Казалось, давно забылся тот хлыщеватый, роскошно одетый поэт, чью книжку мама «спасала»; однажды поэт пригласил Элю «покататься» на машине. Он разделался с нею, как повар с картошкой, раздавив не только душу, вроде бы и кожу с нее живьем ободрал, а ободранному, голому все уж нипочем. Бывали, ох, бывали и встречи, случались и увлечения, но память упорно хранила, удерживала уверенного в себе поэта, по-собачьи оскалившегося, больно вонзившего в ее спину ногти. От бывалых женщин узнала она потом – первый грех и первый мужчина жизнью не изживаются, временем не стираются – клеймо это вечное. «И ненавидим мы, и любим мы случайно, ничем не жертвуя ни злобе, ни любви, и царствует в душе какой-то холод тайный…»
«Ах ты! Ах ты! Куда это все мы торопимся-то? Отчего так немилосердны к себе при всем нашем себялюбии?»
Зля надела полушубок, замотала голову вязаным шарфом, валенки, предупредительно повернутые голенищами к печи, насунула на ноги, подошвами почувствовала настоявшееся в них мягкое тепло – хмель в обуви лежит. Аким ушел в сапогах, значит, ненадолго – и эта маленькая радость опахнула сердце теплотою, отодвинула в сторону печали – много ль человеку, особенно женщине, надо – погладь, приласкай, и замурлыкает, на лапах присядет, к теплому прижмется.
Жиденькая, морковная зарица таяла за дальними перевалами, пришитыми неровным швом горной тайги к низкому серому небу.
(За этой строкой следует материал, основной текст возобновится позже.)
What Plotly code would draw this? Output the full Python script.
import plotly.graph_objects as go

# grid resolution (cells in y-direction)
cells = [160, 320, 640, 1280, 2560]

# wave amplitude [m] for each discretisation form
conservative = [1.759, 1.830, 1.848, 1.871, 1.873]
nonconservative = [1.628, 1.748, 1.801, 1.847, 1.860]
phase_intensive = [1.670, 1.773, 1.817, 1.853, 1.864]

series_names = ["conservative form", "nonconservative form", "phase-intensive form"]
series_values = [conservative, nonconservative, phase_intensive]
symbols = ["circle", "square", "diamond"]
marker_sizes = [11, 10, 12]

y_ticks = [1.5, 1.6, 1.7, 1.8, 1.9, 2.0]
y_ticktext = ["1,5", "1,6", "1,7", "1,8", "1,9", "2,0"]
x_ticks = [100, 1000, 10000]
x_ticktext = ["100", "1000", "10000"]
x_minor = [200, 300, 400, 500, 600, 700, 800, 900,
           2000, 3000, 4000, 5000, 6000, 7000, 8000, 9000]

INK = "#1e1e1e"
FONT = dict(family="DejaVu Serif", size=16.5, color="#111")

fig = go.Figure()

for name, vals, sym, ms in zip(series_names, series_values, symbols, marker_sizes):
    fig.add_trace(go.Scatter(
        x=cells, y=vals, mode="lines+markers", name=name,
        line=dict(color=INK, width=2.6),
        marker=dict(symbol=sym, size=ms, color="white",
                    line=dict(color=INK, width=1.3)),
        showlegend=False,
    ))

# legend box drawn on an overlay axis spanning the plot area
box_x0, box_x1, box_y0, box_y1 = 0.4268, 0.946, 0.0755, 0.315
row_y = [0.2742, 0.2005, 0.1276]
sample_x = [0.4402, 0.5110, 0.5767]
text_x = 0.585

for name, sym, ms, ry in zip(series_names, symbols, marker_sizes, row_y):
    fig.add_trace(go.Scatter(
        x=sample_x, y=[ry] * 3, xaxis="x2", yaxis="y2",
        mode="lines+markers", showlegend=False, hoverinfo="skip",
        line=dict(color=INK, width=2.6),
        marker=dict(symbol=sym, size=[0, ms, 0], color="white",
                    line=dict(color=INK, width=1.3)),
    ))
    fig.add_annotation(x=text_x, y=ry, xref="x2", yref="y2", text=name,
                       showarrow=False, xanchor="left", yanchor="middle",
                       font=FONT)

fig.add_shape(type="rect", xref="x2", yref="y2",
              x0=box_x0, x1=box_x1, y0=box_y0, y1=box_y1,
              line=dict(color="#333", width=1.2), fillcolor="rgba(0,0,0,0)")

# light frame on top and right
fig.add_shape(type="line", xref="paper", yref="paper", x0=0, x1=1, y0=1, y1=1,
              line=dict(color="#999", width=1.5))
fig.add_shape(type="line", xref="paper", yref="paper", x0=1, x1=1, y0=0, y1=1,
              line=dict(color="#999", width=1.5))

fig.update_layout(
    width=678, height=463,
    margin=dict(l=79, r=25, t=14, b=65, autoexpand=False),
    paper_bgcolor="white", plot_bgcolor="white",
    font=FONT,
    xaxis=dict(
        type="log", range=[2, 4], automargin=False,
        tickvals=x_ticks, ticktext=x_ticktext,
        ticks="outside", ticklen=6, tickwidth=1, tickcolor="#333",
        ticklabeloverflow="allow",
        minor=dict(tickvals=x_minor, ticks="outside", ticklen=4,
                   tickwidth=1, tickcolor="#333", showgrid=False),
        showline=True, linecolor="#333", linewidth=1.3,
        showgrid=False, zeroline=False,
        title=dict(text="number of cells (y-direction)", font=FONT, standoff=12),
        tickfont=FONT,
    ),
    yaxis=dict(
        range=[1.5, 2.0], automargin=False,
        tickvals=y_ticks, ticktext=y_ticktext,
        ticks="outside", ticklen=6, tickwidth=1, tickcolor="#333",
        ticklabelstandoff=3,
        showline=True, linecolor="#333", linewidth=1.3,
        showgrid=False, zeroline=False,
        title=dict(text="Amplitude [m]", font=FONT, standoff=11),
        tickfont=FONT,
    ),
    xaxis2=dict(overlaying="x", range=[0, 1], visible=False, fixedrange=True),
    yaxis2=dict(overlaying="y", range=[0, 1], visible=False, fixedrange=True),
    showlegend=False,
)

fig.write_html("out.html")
Тишина кругом лежала такая широкая и плотная, что нет, мнилось, и не было нигде никакого движения и жизни. Снежный лес в глубине загустел, с Эндэ, из норки, проточенной в шубе заснеженного густолесья, выкинуло упряжку – с бурлацкой брезентовой лямкой через плечи коренником шел сам «пана», в пристяжке стелилась по узкой тропе, суетливо перебирала тонкими лапами Розка, впряженная в сыромятную нехитрую шлею.
Груженная еловыми комельками «кошевка» катилась, гребла перед собою белый-белый таежный снег.
Аким издали улыбнулся Эле, Розка качнула хвостом, кинула его на холку, но тут же хвост сполз, выстелился по снегу, вывалив язык, натужно похрапывая, чуть даже скуля, Розка помогала хозяину тащить дрова к становью. Эля бросилась навстречу упряжке, пристроилась толкать возок руками сзади.
– Вот-вот, – не оборачиваясь, бросил Аким, – учись, под старость кусок хлеба!
x x x
Ладились выйти на брезгу5, но Аким еще и еще проверял поклажу – не забыли ли чего? Еще и еще обходил возок, подпинывал что-то, подтягивал, подвязывал, и Эле подумалось: он никак не может решиться сделать первый шаг в глубь немереной, настороженной тайги – отвалить от избушки, словно сойти с покинутого корабля в пустынное море.
Собиравшаяся в дорогу старательно, но с легким сердцем – одежка, обувь, бельишко – все-все давно и заранее было выстирано, подшито, подбито, Эля не уставала дивиться, как кодовый, опытный вроде бы таежник Герцев легко, играючи, можно сказать, снарядился летом в поход. Может, потому и легко, что летом. А может, и его обуяла та бездумность, окутало то облако, что зовется розовым у людей увлекшихся или влюбленных. Любить-то, положим, он никого, кроме себя, не любил, увлечься же мог вполне. Спишем все на лето и на то, что оба были здоровы, свободны от всего и от забот о себе тоже, несли вещей укладно, харчей уедно, постели улежно – умещались в одном спальном мешке, гордый странник не мог допустить, чтобы женщина при нем мерзла.
Эля оглянулась на избушку, вдавившуюся в снег, не припертую стяжком, а заложенную в деревянную ручку строганым таячком охотника, – этакая тонкая, крепкая палочка с лопаткой на одном конце – ею толкаются, когда ходят по тайге на лыжах, нащупывают след, промоину в речке, чарусу в болоте, ею откапывают ловушки и ею же, как догадалась Эля по обагренному концу, добивают в ловушках зверьков – необходимая палочка, жестокая работа, суровая жизнь, о которой много ей теперь ведомо. Знает она, например, отчего двери в лесных зимовьях отворяются вовнутрь, – заметет снегом, откопаться возможно, набредет медведь – не вломится: он всякое добро тянет только на себя – так все непостижимо просто.
– Ну, благословесь! – обронил почти шепотом в предутреннюю морочь охотник и, удивившись шепоту, не давая подавить себя душевному гнету, прозвенел мальчишеским фальцетом: – Вперед, товариссы!